The Central Bank of Nigeria (CBN) is pushing to centralize control over the country’s fixed-income market, a decision that has stirred sharp debates among regulators, bankers, and investors about oversight boundaries and market stability.
The apex bank argues that shifting trading and settlement operations to its own systems will boost clarity and streamline processes. However, industry watchers caution that this could blur lines between central banking duties and securities regulation, potentially eroding trust in the financial ecosystem.
At the heart of the discussion are the massive profits Nigeria’s premier banks—known as the FUGAZ institutions (First Bank Holdings, United Bank for Africa, Guaranty Trust Holding Company, Access Holdings, and Zenith Bank)—are reaping from government-backed securities. These five lenders allocated a staggering N49.152 trillion to investment securities and Treasury bills as of September 30, 2025, based on disclosures to the Nigerian Exchange Limited (NGX).
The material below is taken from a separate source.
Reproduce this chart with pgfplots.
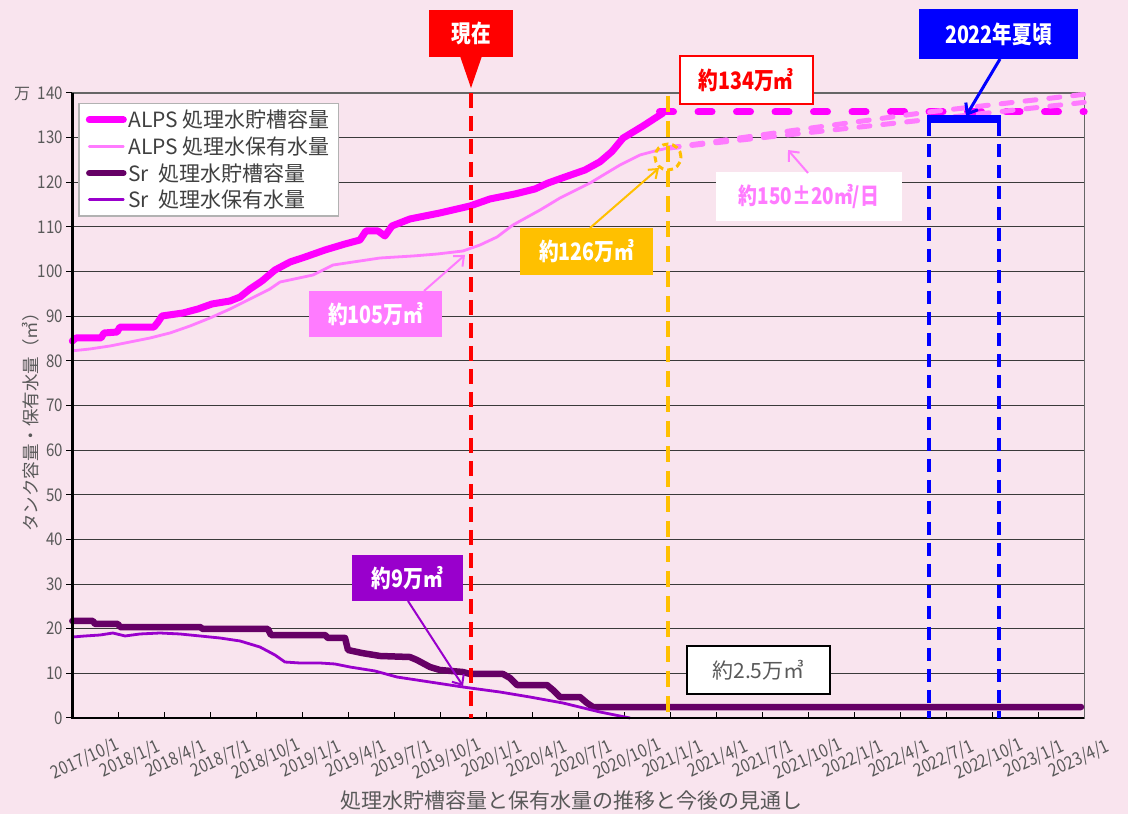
\documentclass[border=0pt]{standalone}
\usepackage{pgfplots}
\pgfplotsset{compat=1.18}
\usepackage{fontspec}
\setmainfont{Noto Sans CJK JP}
\newfontfamily\jpc{Noto Sans CJK JP}[FakeStretch=0.82]
\newfontfamily\jpn{Noto Sans CJK JP}[FakeStretch=0.86]
\usetikzlibrary{arrows.meta}
\definecolor{bg}{HTML}{F9E4EE}
\definecolor{alpscap}{HTML}{FF00FF}
\definecolor{alpsstore}{HTML}{FF7BFF}
\definecolor{srcap}{HTML}{660066}
\definecolor{srstore}{HTML}{9900CC}
\definecolor{orange1}{HTML}{FFC000}
\definecolor{tickgray}{HTML}{595959}
\definecolor{leggray}{HTML}{404040}
\definecolor{gridc}{HTML}{3A3A3A}
\newcommand\cfont[1]{\jpc\bfseries\fontsize{#1}{#1}\selectfont}
\begin{document}
\begin{tikzpicture}
\useasboundingbox (0,0) rectangle (1128pt,814pt);
\fill[bg] (0,0) rectangle (1128pt,814pt);
\begin{axis}[
  at={(72.3pt,96pt)}, anchor=south west,
  scale only axis, width=1012pt, height=625pt,
  xmin=0, xmax=66, ymin=0, ymax=140,
  clip=false,
  axis line style={draw=gray!80!black, line width=1.2pt},
  xtick={0,3,...,66}, xticklabels={},
  xtick pos=bottom, xtick align=inside,
  ytick={0,10,...,140}, ytick pos=left, ytick align=outside,
  major tick length=6pt,
  tick style={draw=black, line width=1pt},
  extra x ticks={0.85,3.797,6.744,9.691,12.638,15.585,18.532,21.479,24.426,27.373,30.32,33.267,36.214,39.161,42.108,45.055,48.002,50.949,53.896,56.843,59.79,62.737,65.684},
  extra x tick labels={2017/10/1,2018/1/1,2018/4/1,2018/7/1,2018/10/1,2019/1/1,2019/4/1,2019/7/1,2019/10/1,2020/1/1,2020/4/1,2020/7/1,2020/10/1,2021/1/1,2021/4/1,2021/7/1,2021/10/1,2022/1/1,2022/4/1,2022/7/1,2022/10/1,2023/1/1,2023/4/1},
  extra x tick style={major tick length=0pt, tick label style={yshift=-41pt, rotate=25, anchor=center, font=\jpn\fontsize{18}{18}\selectfont, text=tickgray}},
  yticklabel style={font=\jpn\fontsize{17.5}{17.5}\selectfont, text=tickgray},
  /pgf/number format/assume math mode=true,
  ymajorgrids, major grid style={draw=gridc, line width=1pt},
  legend style={at={(axis description cs:0.0057,0.984)}, anchor=north west, fill=white, draw=gray!60, line width=1.5pt, font=\fontsize{21}{24}\selectfont, text=leggray, inner xsep=7pt, inner ysep=5pt, row sep=4.5pt, nodes={inner sep=1.5pt}},
  legend cell align=left,
  legend image code/.code={\draw[#1, line cap=round] (0pt,0pt) -- (34pt,0pt);},
  after end axis/.code={\draw[black, line width=2.5pt] (rel axis cs:0,1) -- (rel axis cs:0,0) -- (rel axis cs:1,0);},
]
\addplot[alpscap, line width=7pt, line join=round, line cap=round] coordinates {
(0,84.45) (0.24,85.12) (1.87,85.12) (2.07,86.24) (2.92,86.46) (3.11,87.58) (5.33,87.58) (5.59,88.70) (5.85,90.05) (7.22,90.72) (8.20,91.62) (9.11,92.74) (10.29,93.41) (10.94,94.30) (11.59,96.10) (12.37,97.89) (13.22,100.35) (14.20,102.14) (15.18,103.26) (16.48,104.83) (17.79,106.18) (18.76,107.07) (19.15,109.09) (19.94,109.09) (20.39,107.97) (20.85,110.21) (22.02,111.78) (23.98,113.13) (25.94,114.69) (27.24,116.26) (28.87,117.38) (30.18,118.50) (31.03,119.84) (32.13,121.18) (33.44,122.75) (34.42,124.6) (35.2,126.9) (35.92,129.9) (37.22,132.6) (38.52,135.5)};
\addlegendentry{ALPS 処理水貯槽容量}
\addplot[alpsstore, line width=2.8pt, line join=round] coordinates {
(0,82.24) (1.15,82.66) (2.46,83.33) (3.76,84.22) (5.07,85.12) (6.37,86.24) (7.68,87.81) (8.98,89.60) (10.29,91.62) (11.59,93.86) (12.89,96.10) (13.55,97.66) (15.70,99.23) (17.01,101.47) (18.31,102.14) (20.07,103.04) (22.22,103.49) (23.79,103.93) (25.48,104.61) (26.59,105.95) (27.70,107.74) (28.74,110.43) (30.51,113.79) (31.81,116.48) (33.77,119.84) (35.72,123.87) (37.02,126.11) (38.0,127.01) (38.86,127.68)};
\addlegendentry{ALPS 処理水保有水量}
\addplot[srcap, line width=6.5pt, line join=round, line cap=round] coordinates {
(0,21.73) (1.35,21.73) (1.48,21.06) (2.98,21.06) (3.11,20.38) (8.33,20.38) (8.52,19.94) (12.76,19.94) (12.96,18.59) (16.48,18.59) (16.68,17.92) (17.79,17.92) (17.98,15.23) (18.89,14.56) (20.07,13.89) (22.02,13.66) (22.48,12.99) (23.33,11.42) (23.98,10.75) (25.48,10.30) (25.94,9.86) (28.09,9.86) (28.55,8.96) (29.0,7.39) (30.96,7.39) (31.35,6.27) (31.81,4.70) (33.11,4.70) (33.57,3.36) (33.96,2.46) (65.79,2.46)};
\addlegendentry{Sr\ \ 処理水貯槽容量}
\addplot[srstore, line width=2.8pt, line join=round] coordinates {
(0,18.14) (0.83,18.37) (1.81,18.59) (2.65,19.04) (3.44,18.37) (4.41,18.82) (5.72,19.04) (7.02,18.82) (8.33,18.37) (9.63,17.92) (10.94,17.25) (12.24,15.90) (13.22,14.11) (13.87,12.54) (14.85,12.32) (16.15,12.32) (17.13,12.10) (18.11,11.42) (19.74,10.53) (21.18,9.18) (23.33,8.06) (25.48,6.94) (27.89,5.82) (29.85,4.70) (32.0,3.36) (34.42,1.34) (36.38,0)};
\addlegendentry{Sr\ \ 処理水保有水量}
\addplot[alpscap, line width=7pt, line cap=round, dash pattern=on 14pt off 24.5pt, forget plot] coordinates {(38.3,135.75) (66,135.75)};
\addplot[alpsstore, line width=5pt, line cap=round, dash pattern=on 11pt off 13pt, forget plot] coordinates {(38.86,127.68) (47,131.6) (55.87,135.75) (66,139.7)};
\addplot[alpsstore, line width=5pt, line cap=round, dash pattern=on 11pt off 13pt, forget plot] coordinates {(38.86,127.68) (60.32,135.75) (66,137.9)};
\end{axis}
\begin{scope}[shift={(0pt,814pt)}, x=1pt, y=-1pt]
\draw[red, line width=4pt, dash pattern=on 15pt off 8pt] (470.7,93) -- (470.7,718);
\draw[orange1, line width=4.5pt, dash pattern=on 16pt off 9pt] (668,96) -- (668,718);
\draw[blue, line width=4pt, dash pattern=on 13pt off 8pt] (929,123) -- (929,718);
\draw[blue, line width=4pt, dash pattern=on 13pt off 8pt] (998.5,123) -- (998.5,718);
\draw[blue, line width=8pt] (927,119) -- (1000.5,119);
\draw[orange1, line width=3pt, dash pattern=on 6pt off 4pt] (668,157) circle (13pt);
% callouts
\fill[red] (429,10) rectangle (513,57);
\fill[red] (460,56) -- (482,56) -- (471,88) -- cycle;
\node[text=white, font=\cfont{24}] at (471,33) {現在};
\node[draw=red, line width=2pt, fill=white, inner sep=0pt, minimum width=133pt, minimum height=48pt, text=red, font=\cfont{24}] at (746,80) {約134万㎥};
\node[fill=blue, inner sep=0pt, minimum width=159pt, minimum height=50pt, text=white, font=\cfont{24}] at (998.5,34) {2022年夏頃};
\draw[blue, line width=3pt, -{Straight Barb[length=9pt,width=14pt]}] (1000,59) -- (966,116);
\node[fill=white, inner sep=0pt, minimum width=186pt, minimum height=49pt, text=alpsstore, font=\cfont{23}] at (809,196.5) {約150±20㎥/日};
\draw[alpsstore, line width=2pt, -{Straight Barb[length=8pt,width=14pt]}] (808,173) -- (788,150);
\node[fill=orange1, inner sep=0pt, minimum width=133pt, minimum height=47pt, text=white, font=\cfont{24}] at (586.5,251.5) {約126万㎥};
\draw[orange1, line width=2pt, -{Straight Barb[length=8pt,width=12pt]}] (590,228) -- (659,168);
\node[fill=alpsstore, inner sep=0pt, minimum width=133pt, minimum height=46pt, text=white, font=\cfont{24}] at (375.5,314) {約105万㎥};
\draw[alpsstore, line width=2pt, -{Straight Barb[length=8pt,width=14pt]}] (424,291) -- (465,255);
\node[fill=srstore, inner sep=0pt, minimum width=111pt, minimum height=46pt, text=white, font=\cfont{24}] at (407.5,578) {約9万㎥};
\draw[srstore, line width=2pt, -{Straight Barb[length=8pt,width=14pt]}] (408,601) -- (463,686);
\node[draw=black, line width=1.5pt, fill=white, inner sep=0pt, minimum width=143pt, minimum height=48pt, text=tickgray, font=\fontsize{21}{21}\selectfont] at (758.5,670) {約2.5万㎥};
% axis texts
\node[text=tickgray, font=\fontsize{16}{16}\selectfont] at (22,94) {万};
\node[rotate=90, text=tickgray, font=\fontsize{17.5}{17.5}\selectfont] at (31,418) {タンク容量・保有水量（㎥）};
\node[text=tickgray, font=\fontsize{21}{21}\selectfont] at (571,801) {処理水貯槽容量と保有水量の推移と今後の見通し};
\end{scope}
\end{tikzpicture}
\end{document}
This figure marks a 16.5% jump from the N42.204 trillion held at the end of 2024, with N6.948 trillion added in the first nine months of the year alone. The investments yielded N4.8 trillion in interest income during that period, up from N3.6 trillion a year earlier, highlighting banks’ growing preference for low-risk government paper amid economic headwinds.
Banks’ Heavy Bet on Safe Assets
Individual breakdowns from the banks’ Q3 2025 reports illustrate the scale:
– Access Holdings: N15.25 trillion invested, generating N1.3 trillion in returns
– UBA: N13.59 trillion invested, yielding N1.03 trillion
– Zenith Bank: N9.05 trillion invested, producing N1.14 trillion
– First Bank Holdings: N6.35 trillion invested, earning N720.15 billion
– GT Holding Company: N4.91 trillion invested, returning N570.23 billion
This reliance on sovereign instruments over traditional loans signals a cautious strategy, fueled by elevated interest rates and concerns over currency fluctuations and borrower defaults.
Lending patterns reinforce this conservatism. Despite deposit growth, loan-to-deposit ratios have largely stagnated or declined:
– Zenith Bank’s loans reached N9.37 trillion, but its ratio fell to 40% from 43%.
– Access Holdings grew loans to N15.64 trillion (up nearly 20%), holding steady at 41.2%.
– UBA’s loans edged up to N7.49 trillion, with the ratio dipping to 28.2% from 28.7% as deposits rose 7.7% to N26.54 trillion.
– GTCO boosted loans 16.1% to N3.24 trillion, but the ratio increased only marginally amid 16% deposit growth to N12.06 trillion.
– First Bank Holdings stood out, expanding loans 11.5% to N13.46 trillion and lifting its ratio to 68% from 60%.
The variance shows most banks favoring secure yields, while First Bank pursues more active credit expansion.
CBN’s Ambitious Reform Plan
In a September 2025 directive, the CBN outlined intentions to transfer fixed-income trading and settlement from the FMDQ Securities Exchange—overseen by the Securities and Exchange Commission (SEC)—to its Real-Time Gross Settlement (RTGS) platform and Scripless Securities Settlement System (S4). Implementation is slated for November 2025, unless delayed.
Proponents claim this will curb underreporting, break FMDQ’s dominance, and broaden market access. The CBN, which holds a 16% stake in FMDQ, would assume dual roles as operator and supervisor for government bonds and T-bills.
Mounting Legal and Operational Concerns
Detractors contend the plan exceeds the CBN’s mandate under its governing act, which permits promoting settlement systems but not running trading platforms. The Investments and Securities Act of 2025 vests securities oversight solely with the SEC.
Akin Olaniyan, head of Charterhouse Limited in Lagos, warned that proceeding without SEC involvement risks “overlapping rules, participant confusion, and damaged market credibility.”
Walker Ogogo, a founding registrar at the Institute of Capital Market Registrars, highlighted potential conflicts: “Mixing trading operations with policy-setting could deter international capital and signal governance weaknesses.”
Market voices are split. Highcap Securities CEO David Adonri affirmed the CBN’s role in primary issuances like bond auctions but insisted secondary trading belongs to SEC-regulated entities like FMDQ and NGX. He attributed the push to frustrations with FMDQ’s transparency lapses, noting, “The goal seems to be direct oversight for better data.”
Wyoming Capital’s Tajudeen Olayinka supported the shift for improved accuracy, suggesting linkages between CBN systems and exchanges to maintain liquidity. “FMDQ’s current data gaps could be addressed, fostering fairer pricing,” he said.
Under the new setup, FMDQ and NGX would gain equivalent S4 access, ending FMDQ’s edge and potentially enhancing competition and inclusion.
As Nigeria navigates this pivot, the outcome hinges on inter-agency coordination and adherence to legal frameworks to preserve investor confidence in a market increasingly vital to banking profits.